Perspectives et solutions envisagées
Face à la flambée des prix de l’immobilier en bord de mer, différentes solutions sont envisagées ou mises en œuvre pour tenter de réguler le marché et préserver l’équilibre des territoires côtiers. L’une des pistes explorées est le renforcement de la fiscalité sur les résidences secondaires. Certaines communes ont déjà augmenté la taxe d’habitation sur ces biens, dans le but de dissuader les achats spéculatifs et d’inciter les propriétaires à mettre leurs logements en location à l’année.
Le développement de programmes immobiliers innovants est également encouragé. Des projets de logements modulables, pouvant s’adapter à une occupation saisonnière ou permanente, voient le jour dans certaines stations balnéaires.

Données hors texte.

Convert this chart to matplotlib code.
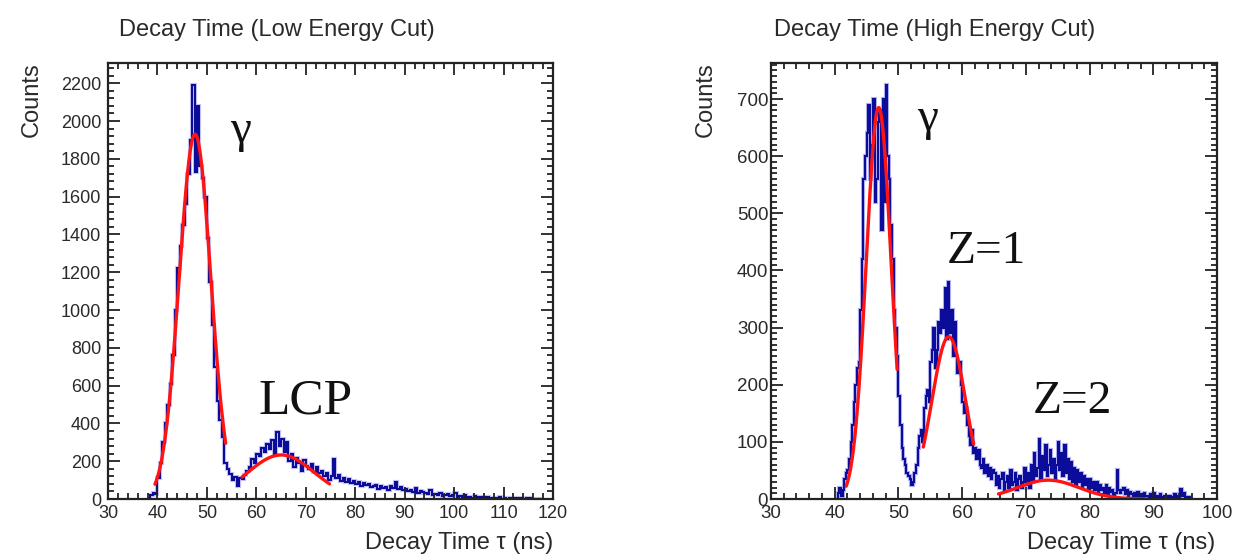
import numpy as np
import matplotlib
matplotlib.use("Agg")
import matplotlib.pyplot as plt
from matplotlib.ticker import MultipleLocator

# ---------------- data ----------------
# Low energy cut: counts per 0.5 ns bin, first bin starts at 38.0 ns
low_start = 38.0
low_bin_width = 0.5
low_counts = [
    0, 20, 30, 25, 110, 190, 300, 400, 500, 610,
    760, 1000, 1220, 1340, 1450, 1560, 1720, 1900, 2190, 1730,
    2080, 1760, 1700, 1600, 1380, 1150, 920, 700, 520, 420,
    330, 190, 160, 130, 100, 115, 70, 110, 105, 125,
    150, 170, 210, 190, 240, 225, 270, 250, 290, 265,
    310, 240, 355, 280, 320, 250, 300, 200, 240, 170,
    215, 190, 150, 205, 175, 160, 185, 145, 170, 135,
    150, 120, 135, 100, 120, 210, 110, 125, 95, 110,
    90, 105, 85, 95, 80, 90, 70, 85, 75, 80,
    65, 70, 75, 55, 70, 60, 65, 50, 70, 60,
    90, 55, 65, 45, 55, 40, 50, 35, 60, 30,
    40, 35, 30, 25, 45, 20, 25, 20, 30, 15,
    20, 25, 15, 20, 30, 10, 15, 10, 20, 8,
    12, 5, 15, 10, 5, 8, 3, 12, 5, 6,
    3, 4, 8, 2, 5, 2, 4, 0, 3, 2,
    5, 3, 0, 4, 3, 2, 0, 0, 2, 0,
]

# High energy cut: counts per 0.25 ns bin, first bin starts at 40.0 ns
high_start = 40.0
high_bin_width = 0.25
high_counts = [
    0, 0, 10, 20,        5, 15, 35, 45,        50, 70, 100, 130,
    170, 200, 230, 240,  330, 420, 560, 600,   640, 690, 560, 620,
    700, 520, 560, 660,  680, 470, 700, 520,   725, 600, 560, 480,
    420, 330, 300, 250,  180, 130, 90, 70,     60, 45, 40, 35,
    25, 30, 45, 60,      90, 110, 120, 100,    160, 180, 190, 170,
    240, 260, 300, 230,  260, 310, 290, 330,   300, 370, 280, 380,
    290, 330, 250, 310,  250, 220, 240, 200,   170, 150, 160, 130,
    110, 95, 120, 80,    90, 70, 85, 60,       55, 70, 45, 60,
    40, 55, 35, 50,      45, 25, 40, 20,       35, 45, 15, 30,
    40, 20, 50, 25,      30, 45, 15, 35,       40, 20, 30, 55,
    25, 45, 20, 60,      30, 80, 40, 55,       105, 35, 75, 50,
    95, 40, 60, 85,      45, 70, 35, 60,       100, 50, 80, 40,
    95, 45, 70, 35,      65, 30, 55, 25,       50, 30, 45, 20,
    40, 25, 35, 15,      35, 20, 30, 15,       30, 10, 25, 15,
    20, 10, 25, 8,       20, 12, 15, 5,        10, 50, 15, 10,
    15, 20, 8, 15,       5, 12, 8, 3,          10, 6, 12, 4,
    8, 3, 10, 5,         6, 2, 8, 4,           10, 3, 6, 2,
    8, 4, 3, 6,          5, 2, 6, 3,           4, 8, 2, 5,
    3, 18, 6, 10,        4, 2, 3, 0,
]

# Gaussian fit results: amplitude, mean, sigma, fit range low, fit range high
low_fit_amp = [1930, 233]
low_fit_mean = [47.6, 65.0]
low_fit_sigma = [3.2, 6.7]
low_fit_lo = [39.5, 57.1]
low_fit_hi = [53.8, 74.8]

high_fit_amp = [685, 284, 33]
high_fit_mean = [46.9, 57.9, 73.5]
high_fit_sigma = [1.95, 2.65, 4.8]
high_fit_lo = [41.8, 53.9, 65.7]
high_fit_hi = [49.8, 61.8, 89.0]

# ---------------- style ----------------
W, H = 1238, 554
fig = plt.figure(figsize=(W / 100, H / 100), dpi=100)
sans = ["Liberation Sans", "DejaVu Sans"]
serif = ["Liberation Serif", "DejaVu Serif"]
hist_color = "#0c0c9a"
fit_color = "#ff1414"
axis_color = "#222222"
text_color = "#2a2a2a"


def px_axes(x0, x1, y0, y1):
    return fig.add_axes([x0 / W, 1 - y1 / H, (x1 - x0) / W, (y1 - y0) / H])


def style_axes(ax, xlim, ylim, xmaj, xmin, ymaj, ymin, fs, ypad):
    ax.set_xlim(*xlim)
    ax.set_ylim(*ylim)
    ax.xaxis.set_major_locator(MultipleLocator(xmaj))
    ax.xaxis.set_minor_locator(MultipleLocator(xmin))
    ax.yaxis.set_major_locator(MultipleLocator(ymaj))
    ax.yaxis.set_minor_locator(MultipleLocator(ymin))
    ax.tick_params(which="both", direction="in", top=True, right=True,
                   colors=axis_color, width=1.3)
    ax.tick_params(which="major", length=8.5)
    ax.tick_params(which="minor", length=4.5)
    ax.tick_params(axis="x", labelsize=fs, pad=4)
    ax.tick_params(axis="y", labelsize=fs, pad=ypad)
    for lab in ax.get_xticklabels() + ax.get_yticklabels():
        lab.set_family(sans)
        lab.set_color(text_color)
    for sp in ax.spines.values():
        sp.set_linewidth(1.6)
        sp.set_color(axis_color)


def draw_hist(ax, start, width, counts, halo_alpha):
    counts = np.asarray(counts, dtype=float)
    edges = start + width * np.arange(len(counts) + 1)
    ax.stairs(counts, edges, color="#4a4ae0", linewidth=3.0, alpha=halo_alpha)
    ax.stairs(counts, edges, color=hist_color, linewidth=1.5)


def draw_fits(ax, amps, means, sigmas, los, his):
    for a, m, s, lo, hi in zip(amps, means, sigmas, los, his):
        x = np.linspace(lo, hi, 200)
        ax.plot(x, a * np.exp(-0.5 * ((x - m) / s) ** 2),
                color=fit_color, linewidth=2.4, solid_capstyle="round")


# ---------------- left panel ----------------
axL = px_axes(108, 553, 63, 499)
draw_hist(axL, low_start, low_bin_width, low_counts, 0.3)
draw_fits(axL, low_fit_amp, low_fit_mean, low_fit_sigma, low_fit_lo, low_fit_hi)
style_axes(axL, (30, 120), (0, 2307), 10, 2, 200, 40, 13, 5)
axL.text(54.7, 1890, "γ", family=serif, fontsize=34, color="#111111")
axL.text(60.4, 455, "LCP", family=serif, fontsize=37, color="#111111")

# ---------------- right panel ----------------
axR = px_axes(771, 1217, 63, 499)
draw_hist(axR, high_start, high_bin_width, high_counts, 0.4)
draw_fits(axR, high_fit_amp, high_fit_mean, high_fit_sigma, high_fit_lo, high_fit_hi)
style_axes(axR, (30, 100), (0, 763), 10, 2, 100, 10, 13.5, 2)
axR.text(52.9, 646, "γ", family=serif, fontsize=34, color="#111111")
axR.text(57.6, 413, "Z=1", family=serif, fontsize=34, color="#111111")
axR.text(71.0, 150, "Z=2", family=serif, fontsize=34, color="#111111")

# ---------------- titles and axis labels ----------------
fig.text(277 / W, 1 - 30 / H, "Decay Time (Low Energy Cut)", family=sans,
         fontsize=17, ha="center", va="center", color=text_color)
fig.text(935 / W, 1 - 30 / H, "Decay Time (High Energy Cut)", family=sans,
         fontsize=17, ha="center", va="center", color=text_color)

for xc in (32, 706):
    fig.text(xc / W, 1 - 62 / H, "Counts", family=sans, fontsize=17,
             rotation=90, ha="center", va="top", color=text_color)

for xr in (553, 1215):
    fig.text(xr / W, 1 - 549 / H, "Decay Time τ (ns)", family=sans,
             fontsize=17, ha="right", va="baseline", color=text_color)

fig.savefig("out.png", dpi=100)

Ces solutions visent à concilier les besoins des résidents à l’année et l’attrait touristique des communes littorales.
L’encadrement des locations saisonnières, notamment via des plateformes comme Airbnb, est une autre piste explorée par de nombreuses municipalités. En limitant le nombre de jours de location autorisés par an ou en imposant des procédures d’enregistrement strictes, ces mesures visent à préserver le parc de logements disponibles pour les résidents permanents.
À plus long terme, certains experts plaident pour une révision de l’aménagement du territoire à l’échelle nationale. L’idée serait de favoriser un développement plus équilibré entre les zones côtières et l’arrière-pays, en améliorant les infrastructures de transport et en encourageant la création d’emplois dans les zones rurales proches du littoral.
Le marché immobilier du littoral français connaît une période de transformation intense, marquée par une hausse spectaculaire des prix. Cette évolution, si elle représente une opportunité pour certains investisseurs, pose des défis majeurs en termes d’accessibilité au logement et de préservation du tissu social des communautés côtières. Les années à venir seront cruciales pour déterminer si les mesures mises en place permettront de trouver un équilibre entre attractivité économique, qualité de vie et mixité sociale sur le littoral français.